Buy the proper tools to maintain my equipment and replace old memory cards, missing lens caps, and broken filters.
YES: I went a little click-happy on B&H’s website one evening and now have a pile of memory cards, caps for each lens, and all new filters. I’m working on replacing my camera bag and flash next.
Set aside 2-3 days to send out monthly pitches to new clients.
Somewhat: I’ve honestly been busy to the point I haven’t really had a moment to do this, but as we come up on winter, I know this will be vital. Something tells me I’ll be holed up in a cafe somewhere for a few days after I return from Chicago this month.
Have a “power hour” a few times a week to crush out a task I’ve been neglecting.
YES: Although I found I like to do tasks in 30 minute spurts with a quick break in between versus 1 hour, but I’ve become a lot better at getting things out before deadlines. Still haven’t touched a backlog of travel photos and personal shoots, but soon. I’m trying to keep up with personal work and get it out in a timely fashion.
Go to the gym 3x a week.
NOPE: Oh boy, I think I’ve been to the gym once in the past month and I am FEELING it. It’s really vital to my mental health when I do decide to go. I plan on switching gyms to get my butt over a block to Blink versus a 15 minute stroll to Planet Fitness for no excuses.
Stock up on fresh fruits, veggies, and nutritious snacks.
YES: Funds have forced me to eat out less and cook more. Though there are always going to be those mac n’ cheese nights, I have stocked my cabinets with healthier options to quickly grab when I get cranky.
Drink more tea and less alcohol.
YES: I’m actually in the middle of another sober month (LINK) and am PLOWING through tea boxes. Something about the warmth of a good mug in my hands is incredibly addicting.
Begin trying out new naturopathic supplements for anxiety & adrenal fatigue.
YES: Admittedly, I am not re-ordering these when I should be since they are somewhat pricey, but I’m finding them really making a difference. Mornings are less groggy, and I find myself not relying on coffee as much. My anxiety is still all over the place, but I keep Passionflower capsules on my person when it gets too out of control.

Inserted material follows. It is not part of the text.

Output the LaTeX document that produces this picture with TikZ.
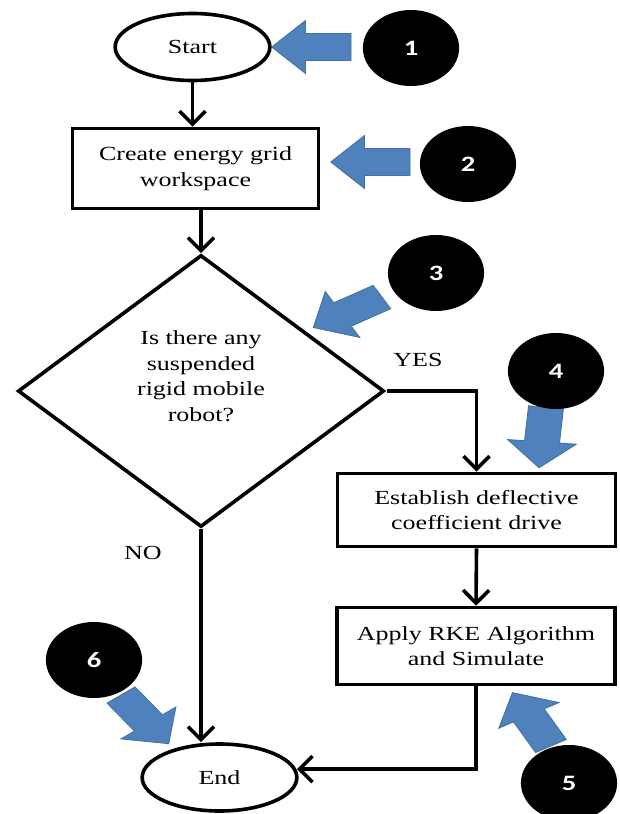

Get up at a set time each day, no more sleeping in!
YES: Okay, so some may laugh at this, but I’ve made a real effort to get myself up at 10 am on non-shoot days. I absolutely hate mornings. My anxiety is through the roof in the AM and has oftentimes left me feeling paralyzed in my own bed for hours at a time. Does it work all the time? More often than not. Though I’ve been having a few pretty intense dreams lately, so I usually want to quickly shut my alarm off and go back to bed for a little while longer to erase those yucky feelings they leave me with. The goal is to slowly move that alarm clock up to 8:00 am, so stay tuned for that one.
Scan and organize all important documents.
NOPE: Not even close. I’ve left my scanner at my parent’s house and basically forgot about it. I DO want to get back into my passion project and scan the dozens of old photos I’ve found on my travels.
So what’s next?
I want to maintain the good habits I’ve created and push to implement more of the ones I haven’t. I’ve added more journal-writing and quick meditation sessions to hopefully try to balance some of the anxiety I’ve been feeling. I have developed a harsh inner-critic and she is most likely the root of a lot of it.
In the meantime, I have a few methods I’m working on to see if that heaviness in my chest will subside when I cannot physically work on anymore photos, or motivate myself to get to the post office. Heading to the gym will certainly help, and just trying to set more of a schedule for my freelance life are things I know need to happen ASAP. I’m in the middle of an upswing and plan on taking full advantage of it while I can, which includes planning a few trips out on top of everything else.